For a few months I’d been hearing about the need for us to be more than “the ambulance at the bottom of the cliff” by offering freedom to those enslaved in the sex trade. The challenge is to also be a “fence at the top of the cliff,” changing the industry of a district of more than 7 million people from trafficking and prostitution to hope and freedom.
On the edge of this town is a rocky embankment next to a river. Dozens of bamboo and tin shacks stand on stilts. Each shack is about 3m by 1.8m. The shack walls don’t reach all the way to the ground because the annual flooding sometimes sweeps many of these shacks away. Inside a bench, made of bamboo, serves as a bed. A flimsy bamboo door provides so-called privacy.
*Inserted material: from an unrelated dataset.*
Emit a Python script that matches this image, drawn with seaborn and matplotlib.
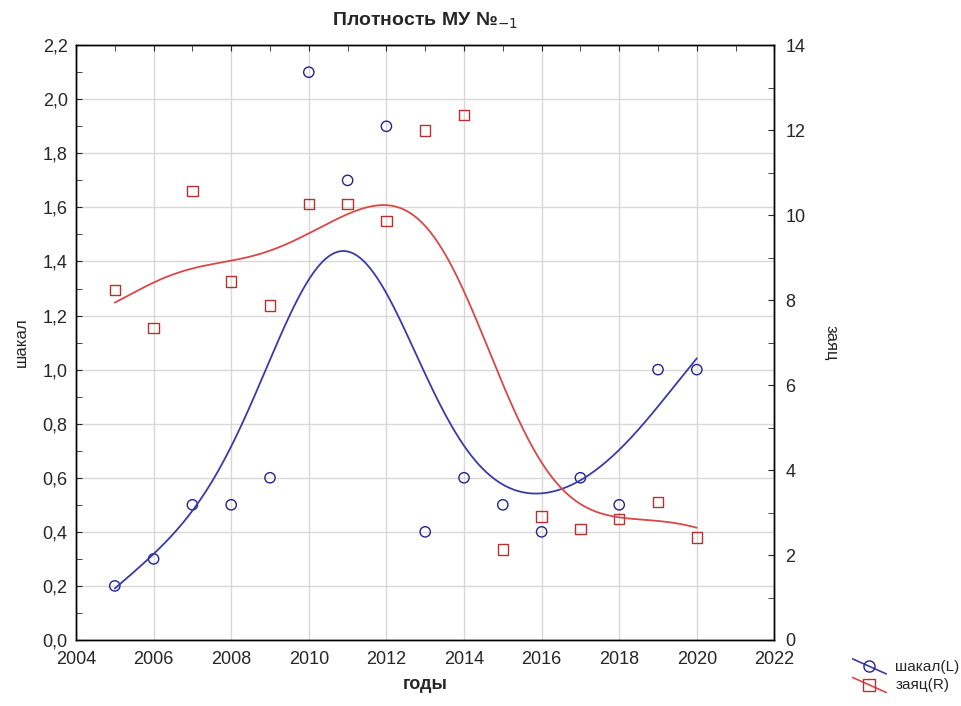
import numpy as np
import pandas as pd
import matplotlib
matplotlib.use("Agg")
import matplotlib.pyplot as plt
import seaborn as sns
from matplotlib.lines import Line2D
from matplotlib.legend_handler import HandlerBase
from matplotlib.ticker import MultipleLocator, FuncFormatter

years = [2005, 2006, 2007, 2008, 2009, 2010, 2011, 2012,
         2013, 2014, 2015, 2016, 2017, 2018, 2019, 2020]
shakal = [0.2, 0.3, 0.5, 0.5, 0.6, 2.1, 1.7, 1.9,
          0.4, 0.6, 0.5, 0.4, 0.6, 0.5, 1.0, 1.0]
zayac = [8.23, 7.35, 10.57, 8.44, 7.87, 10.26, 10.26, 9.86,
         11.99, 12.36, 2.13, 2.91, 2.62, 2.84, 3.24, 2.41]

title = "Плотность МУ №$_{-1}$"
x_label = "годы"
left_label = "шакал"
right_label = "заяц"
legend_labels = ["шакал(L)", "заяц(R)"]

blue = "#3a3aa8"
blue_dark = "#24248a"
red = "#d84848"
red_dark = "#b83030"


def dwls(x, y, grid, h, deg=1):
    # distance weighted local polynomial fit
    x = np.asarray(x, float)
    y = np.asarray(y, float)
    res = []
    for g in grid:
        d = x - g
        w = np.sqrt(np.exp(-(d / h) ** 2))
        A = np.vstack([d ** k for k in range(deg + 1)]).T
        coef = np.linalg.lstsq(A * w[:, None], y * w, rcond=None)[0]
        res.append(coef[0])
    return np.array(res)


grid = np.linspace(min(years), max(years), 300)
df = pd.DataFrame({"год": years, "шакал": shakal, "заяц": zayac})
fit = pd.DataFrame({"год": grid,
                    "шакал": dwls(years, shakal, grid, 2.2),
                    "заяц": dwls(years, zayac, grid, 2.2)})

sns.set_style("white")
plt.rcParams["font.family"] = ["Liberation Sans", "DejaVu Sans"]

fig = plt.figure(figsize=(9.62, 7.06), dpi=100)
ax = fig.add_axes([0.079, 0.0935, 0.726, 0.8425])
ax2 = ax.twinx()

sns.lineplot(data=fit, x="год", y="шакал", ax=ax, color=blue, lw=1.3)
sns.scatterplot(data=df, x="год", y="шакал", ax=ax, marker="o", s=55,
                facecolor="none", edgecolor=blue_dark, linewidth=1.0)
sns.lineplot(data=fit, x="год", y="заяц", ax=ax2, color=red, lw=1.3)
sns.scatterplot(data=df, x="год", y="заяц", ax=ax2, marker="s", s=55,
                facecolor="none", edgecolor=red_dark, linewidth=1.0)

ax.set_xlim(2004, 2022)
ax.set_ylim(0, 2.2)
ax2.set_ylim(0, 14)
ax.xaxis.set_major_locator(MultipleLocator(2))
ax.xaxis.set_minor_locator(MultipleLocator(1))
ax.yaxis.set_major_locator(MultipleLocator(0.2))
ax.yaxis.set_minor_locator(MultipleLocator(0.1))
ax2.yaxis.set_major_locator(MultipleLocator(2))
ax2.yaxis.set_minor_locator(MultipleLocator(1))
ax.yaxis.set_major_formatter(FuncFormatter(lambda v, p: f"{v:.1f}".replace(".", ",")))

ax.grid(True, which="major", color="#d8d8d8", lw=1.0)
ax.set_axisbelow(True)
for a in (ax, ax2):
    for s in a.spines.values():
        s.set_color("black")
        s.set_linewidth(1.0)
ax.tick_params(which="both", direction="in", top=True, labelsize=13, length=4, pad=6)
ax.tick_params(axis="x", which="both", pad=8)
ax2.tick_params(which="both", direction="in", labelsize=13, length=4, pad=8)

ax.set_xlabel(x_label, fontsize=13, fontweight="bold", labelpad=6)
ax.set_ylabel(left_label, fontsize=12, labelpad=10)
ax2.set_ylabel(right_label, fontsize=12, rotation=270, labelpad=24)
ax.set_title(title, fontsize=14, fontweight="bold", pad=14)


class DiagHandler(HandlerBase):
    def create_artists(self, legend, orig, xd, yd, w, h, fs, trans):
        line = Line2D([0, w], [h * 1.1, -h * 0.3],
                      color=orig.get_color(), lw=1.2, transform=trans)
        mk = Line2D([w / 2], [h * 0.4], marker=orig.get_marker(),
                    markersize=8, markerfacecolor="none",
                    markeredgecolor=orig.get_markeredgecolor(),
                    linestyle="none", transform=trans)
        return [line, mk]


handles = [Line2D([], [], color=blue, marker="o", markeredgecolor=blue_dark),
           Line2D([], [], color=red, marker="s", markeredgecolor=red_dark)]
fig.legend(handles, legend_labels, handler_map={Line2D: DiagHandler()},
           loc="lower left", bbox_to_anchor=(0.872, 0.0), frameon=False,
           fontsize=11, handlelength=2.2, handletextpad=0.6, labelspacing=0.3)

fig.savefig("out.png", dpi=100)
It’s 11am on a Thursday. If you look along the water’s edge and up toward the base of these shacks, you can see the feet and lower legs of a man following a young woman into one of the rooms. They kick off their sandals and their feet disappear up onto the bench. About five minutes later the feet reappear, the sandals shuffled back on, the man pauses for a moment then scuttles out the door, up the riverbank and back into town. The woman’s legs stand still for a moment or two then move slowly to the doorway to be greeted by another man – and the cycle repeats itself.
Where are we? We’re standing at the base of a brothel on the edge of town where men come, in broad daylight, to women who sell their bodies for 50 rupees – that’s about $1.25. The rent for the shack is 100 rupees a day. That means they need to sell themselves twice before they start to earn a living, if that’s what you want to call it.
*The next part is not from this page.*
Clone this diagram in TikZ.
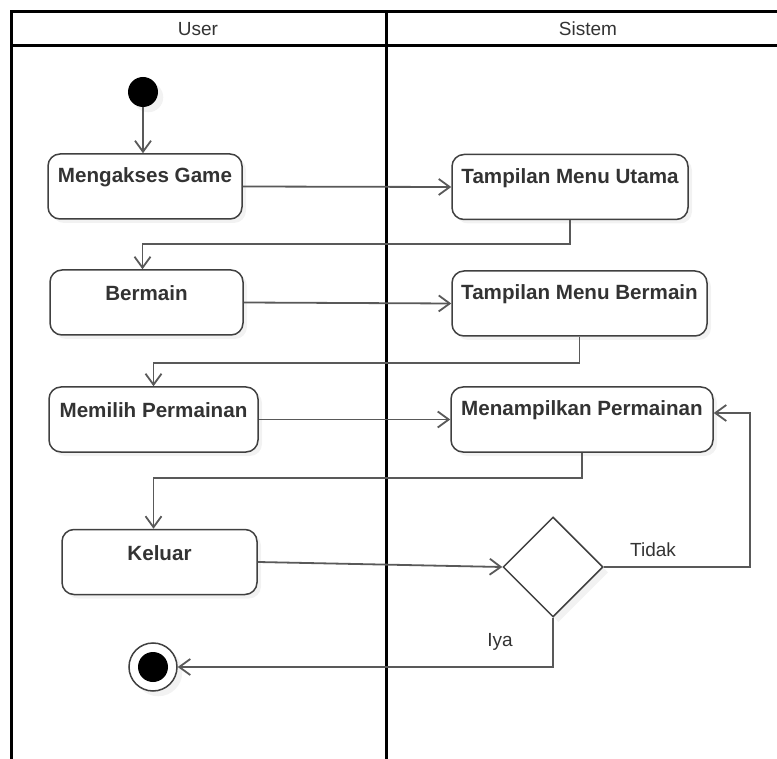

We head further north to a truck stop near the border of a neighbouring country where women sit and wait for customers. When they arrive they escort them into a three-walled bamboo pen in plain view of the main road. The pen is curtained off with some plastic or old rice bags. It has no furnishings, just a dirt floor and maybe a sheet of polyurethane. Some of the pens have roofing, but many don’t. In the time we walk along this road a few of the women welcome customers into their 200 rupee-per-day rented dwelling.
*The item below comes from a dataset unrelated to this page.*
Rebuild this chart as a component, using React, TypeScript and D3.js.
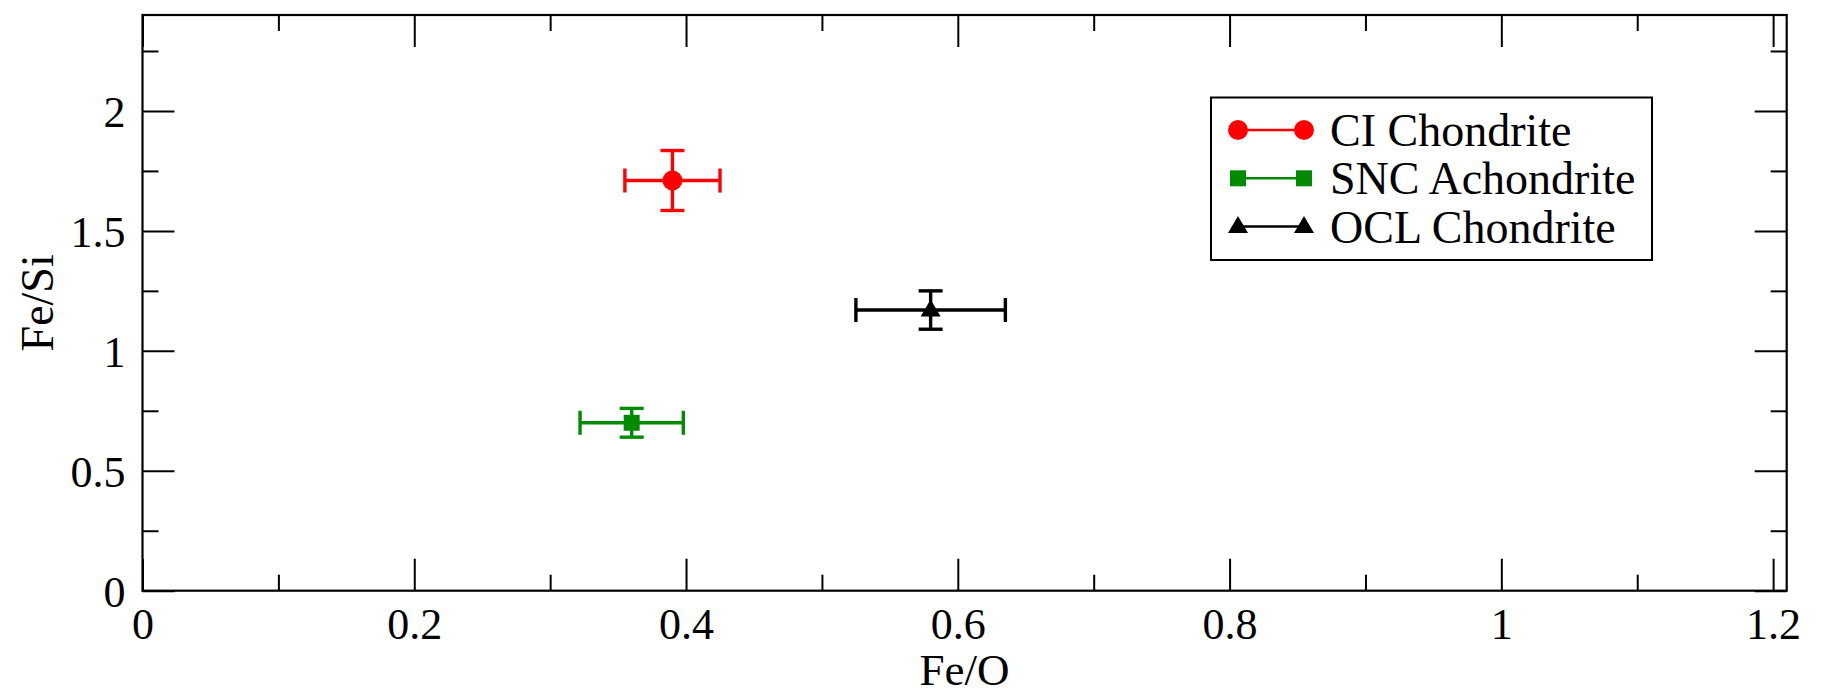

We stop and talk to a woman sitting on a bench, waiting. She is nursing a child; who knows who the father is? Kerry has visited her before and today she cries, “I desperately want to get out of the trade, now! I have ten other women ready to leave with you today. Will you help us?”
We walk away aching because, the reality is, at this moment, we cannot help them. But we take away a determination to find an answer to her question. We think it will be at least two years before we can offer a sustainable solution. You see, it’s not just about saving this woman and the ten others who are ready to join her. It’s about stemming the tide and putting a stop to prostitution at this truck stop for good, and ending the need for a brothel on the edge of town.
I was depressed and angry for the rest of the day and am still trying to process what we saw. How could our world become so depraved that it would allow such a despicable situation to exist?
In the pain of this horrible day I really felt God was calling us, as New Zealand Baptists, to respond. I felt that God wanted us to commit to finding an answer to that woman’s question and I believe he will help us do just that.
I must confess, I was so angry that I found it hard to pray that day. Since then I’ve begun to seek the God who owns the cattle on a thousand hills to come to our aid and give us the resources, the people and the pray-ers to change this part of the world.